Lake Bogoria and Lake Baringo
Lake Bogoria National Reserve was opened in the year 1970. It covers an area of 32km2 and was once described by J.W. Gregory a renowned geologist in 1892 as “the most beautiful view in Africa”. The reserve is on a semi-arid area with the only major river feeding the lake rising from the Aberdare Ranges. The lake is surrounded by grasslands dotted with bushes. The lake is saline, which feeds the blue-green algae which inturn feeds the greater and lesser flamingoes. Lake Bogoria is an important nesting ground for flamingos. They make their nests out of mud in the shallow lake. On the western shores of this lake are hot springs and geysers with boiling water that vapors into the air. Other than flamingos there are other wildlife species to see at this lake, greater kudu, klipspringers, and caracals. Kesubo swamp north of the lake holds the Kenyan record for the highest number of bird species recorded in one hour.
Mt.
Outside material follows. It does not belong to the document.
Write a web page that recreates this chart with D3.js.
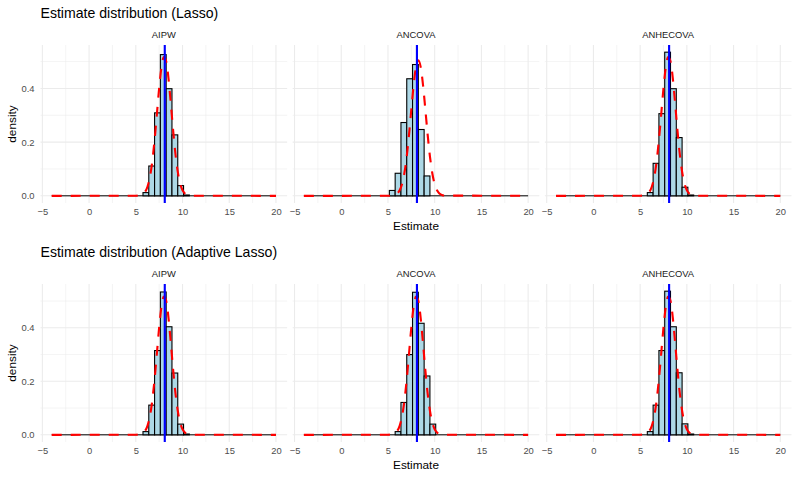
<!DOCTYPE html>
<html>
<head>
<meta charset="utf-8">
<script src="https://cdn.jsdelivr.net/npm/d3@7"></script>
<style>
  body { margin: 0; background: #fff; }
  svg { display: block; font-family: "Liberation Sans", Arial, sans-serif; }
</style>
</head>
<body>
<div class="container"></div>
<script>
// facets and row titles
var methods = ["AIPW", "ANCOVA", "ANHECOVA"];
var rowTitles = ["Estimate distribution (Lasso)", "Estimate distribution (Adaptive Lasso)"];

// histogram bins (left edges) and bin width
var binStarts = [5.15, 5.77, 6.39, 7.01, 7.63, 8.25, 8.87, 9.49, 10.11];
var binWidth = 0.62;
var histRange = [-4, 20];

// densities per bin
var lassoAIPW     = [0, 0.012, 0.111, 0.309, 0.526, 0.399, 0.227, 0.038, 0.003];
var lassoANCOVA   = [0.020, 0.084, 0.273, 0.436, 0.489, 0.247, 0.074, 0, 0];
var lassoANHECOVA = [0, 0.012, 0.121, 0.306, 0.535, 0.399, 0.217, 0.032, 0.003];
var adaAIPW       = [0, 0.012, 0.111, 0.315, 0.534, 0.404, 0.231, 0.040, 0.003];
var adaANCOVA     = [0, 0.012, 0.121, 0.300, 0.533, 0.417, 0.220, 0.040, 0];
var adaANHECOVA   = [0, 0.012, 0.111, 0.315, 0.537, 0.404, 0.232, 0.041, 0.003];

// red dashed reference density
var curveX = [-4, 5, 5.25, 5.5, 5.75, 6, 6.25, 6.5, 6.75, 7, 7.25, 7.5, 7.75, 8,
              8.25, 8.5, 8.75, 9, 9.25, 9.5, 9.75, 10, 10.25, 10.5, 10.75, 11, 20];
var curveA = [0, 0.0002, 0.0007, 0.0021, 0.0060, 0.0150, 0.0337, 0.0683, 0.1246, 0.2044,
              0.3018, 0.4014, 0.4801, 0.5169, 0.5009, 0.4367, 0.3427, 0.2420, 0.1539,
              0.0880, 0.0453, 0.0210, 0.0088, 0.0033, 0.0011, 0.0003, 0];
var curveB = [0, 0.0001, 0.0004, 0.0012, 0.0034, 0.0087, 0.0205, 0.0434, 0.0832, 0.1444,
              0.2267, 0.3218, 0.4133, 0.4803, 0.5050, 0.4803, 0.4133, 0.3218, 0.2267,
              0.1444, 0.0832, 0.0434, 0.0205, 0.0087, 0.0034, 0.0012, 0];

var trueValue = 8.1;

var xTicks = [-5, 0, 5, 10, 15, 20];
var xMinor = [-2.5, 2.5, 7.5, 12.5, 17.5];
var yTicks = [0, 0.2, 0.4];
var yMinor = [0.1, 0.3, 0.5];

var rows = [
  { title: rowTitles[0], hist: [lassoAIPW, lassoANCOVA, lassoANHECOVA], curve: [curveA, curveB, curveA] },
  { title: rowTitles[1], hist: [adaAIPW, adaANCOVA, adaANHECOVA], curve: [curveA, curveA, curveA] }
];

var W = 797, H = 478, rowH = 239;
var plotL = 40.5, plotR = 791.5, gap = 5.5;
var panelW = (plotR - plotL - 2 * gap) / 3;
var panelTop = 45, panelH = 158;
var fontAxis = 9.4, fontTitle = 14.1, fontLab = 11.8;

var svg = d3.select('.container').append('svg')
  .attr('width', W).attr('height', H);

var xDomain = [histRange[0] - 0.05 * (histRange[1] - histRange[0]),
               histRange[1] + 0.05 * (histRange[1] - histRange[0])];

rows.forEach(function(row, r) {
  var g = svg.append('g').attr('transform', 'translate(0,' + (r * rowH) + ')');

  var ymax = d3.max(row.hist.concat(row.curve), function(a) { return d3.max(a); });
  var y = d3.scaleLinear()
    .domain([-0.05 * ymax, ymax * 1.05])
    .range([panelTop + panelH, panelTop]);

  g.append('text')
    .attr('x', plotL).attr('y', 17.5)
    .attr('font-size', fontTitle).attr('fill', '#000')
    .text(row.title);

  g.append('text')
    .attr('transform', 'translate(16,' + (panelTop + panelH / 2) + ') rotate(-90)')
    .attr('text-anchor', 'middle')
    .attr('font-size', fontLab).attr('fill', '#000')
    .text('density');

  g.append('text')
    .attr('x', (plotL + plotR) / 2).attr('y', 229.5)
    .attr('text-anchor', 'middle')
    .attr('font-size', fontLab).attr('fill', '#000')
    .text('Estimate');

  methods.forEach(function(m, i) {
    var left = plotL + i * (panelW + gap);
    var x = d3.scaleLinear().domain(xDomain).range([left, left + panelW]);
    var p = g.append('g');

    // grid
    p.selectAll('.xminor').data(xMinor).enter().append('line')
      .attr('x1', function(d) { return x(d); }).attr('x2', function(d) { return x(d); })
      .attr('y1', panelTop).attr('y2', panelTop + panelH)
      .attr('stroke', '#EBEBEB').attr('stroke-width', 0.53);
    p.selectAll('.yminor').data(yMinor).enter().append('line')
      .attr('y1', function(d) { return y(d); }).attr('y2', function(d) { return y(d); })
      .attr('x1', left).attr('x2', left + panelW)
      .attr('stroke', '#EBEBEB').attr('stroke-width', 0.53);
    p.selectAll('.xmajor').data(xTicks).enter().append('line')
      .attr('x1', function(d) { return x(d); }).attr('x2', function(d) { return x(d); })
      .attr('y1', panelTop).attr('y2', panelTop + panelH)
      .attr('stroke', '#EBEBEB').attr('stroke-width', 1.07);
    p.selectAll('.ymajor').data(yTicks).enter().append('line')
      .attr('y1', function(d) { return y(d); }).attr('y2', function(d) { return y(d); })
      .attr('x1', left).attr('x2', left + panelW)
      .attr('stroke', '#EBEBEB').attr('stroke-width', 1.07);

    // strip label
    p.append('text')
      .attr('x', left + panelW / 2).attr('y', 38)
      .attr('text-anchor', 'middle')
      .attr('font-size', fontAxis).attr('fill', '#1A1A1A')
      .text(m);

    // x axis
    var xa = p.append('g')
      .attr('transform', 'translate(0,' + (panelTop + panelH) + ')')
      .call(d3.axisBottom(x).tickValues(xTicks).tickSize(0).tickPadding(5)
        .tickFormat(d3.format('d')));
    xa.select('.domain').remove();
    xa.selectAll('text').attr('font-size', fontAxis).attr('fill', '#4D4D4D')
      .attr('font-family', '"Liberation Sans", Arial, sans-serif');

    if (i === 0) {
      var ya = p.append('g')
        .attr('transform', 'translate(' + left + ',0)')
        .call(d3.axisLeft(y).tickValues(yTicks).tickSize(0).tickPadding(6)
          .tickFormat(d3.format('.1f')));
      ya.select('.domain').remove();
      ya.selectAll('text').attr('font-size', fontAxis).attr('fill', '#4D4D4D')
        .attr('font-family', '"Liberation Sans", Arial, sans-serif');
    }

    // empty bins outline along zero
    p.append('line')
      .attr('x1', x(histRange[0])).attr('x2', x(histRange[1]))
      .attr('y1', y(0)).attr('y2', y(0))
      .attr('stroke', '#000').attr('stroke-width', 1);

    // histogram
    var dens = row.hist[i];
    p.selectAll('.bar').data(binStarts.map(function(b, k) { return { x0: b, d: dens[k] }; })
        .filter(function(d) { return d.d > 0; }))
      .enter().append('rect')
      .attr('x', function(d) { return x(d.x0); })
      .attr('width', function(d) { return x(d.x0 + binWidth) - x(d.x0); })
      .attr('y', function(d) { return y(d.d); })
      .attr('height', function(d) { return y(0) - y(d.d); })
      .attr('fill', '#ADD8E6')
      .attr('stroke', '#000').attr('stroke-width', 1.1);

    // reference density curve
    var cv = row.curve[i];
    var line = d3.line()
      .x(function(d, k) { return x(curveX[k]); })
      .y(function(d) { return y(d); })
      .curve(d3.curveMonotoneX);
    p.append('path')
      .attr('d', line(cv))
      .attr('fill', 'none')
      .attr('stroke', '#FF0000').attr('stroke-width', 2.13)
      .attr('stroke-dasharray', '10,9');

    // true value
    p.append('line')
      .attr('x1', x(trueValue)).attr('x2', x(trueValue))
      .attr('y1', panelTop).attr('y2', panelTop + panelH)
      .attr('stroke', '#0000FF').attr('stroke-width', 2.13);
  });
});
</script>
</body>
</html>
Kenya, Aberdares and Ol’Pajeta Conservency
The Ol Pajeta conservancy covers an area of 360 km2. It is a not-for-profit wildlife conservancy within Laikipia County. It is situated on the equator west of Nanyuki between the foothills of Aberdares and Mount Kenya. The Olpajeta sanctuary boasts the largest rhino sanctuary in East Africa. It is home to the black rhinos, southern white rhinos and the critically endangered northern white rhinos. The conservancy incorporates the sweet waters chimpanzee sanctuary which provides long life refuge for orphaned and abandoned chimpanzees. It hosts more than 10000 large mammals including the big five. Other wildlife within this conservancy include Grevy zebras, Jacksons hartebeest, Cheetah, African wild dog, giraffe, aardvark, black backed jackal, serval, caracal, bat eared fox, Beisa Oryx, eland, both grants and Thompson gazelle, waterbuck, tree hyrax, Senegal bushbaby, African civet, small and large spotted genet etc.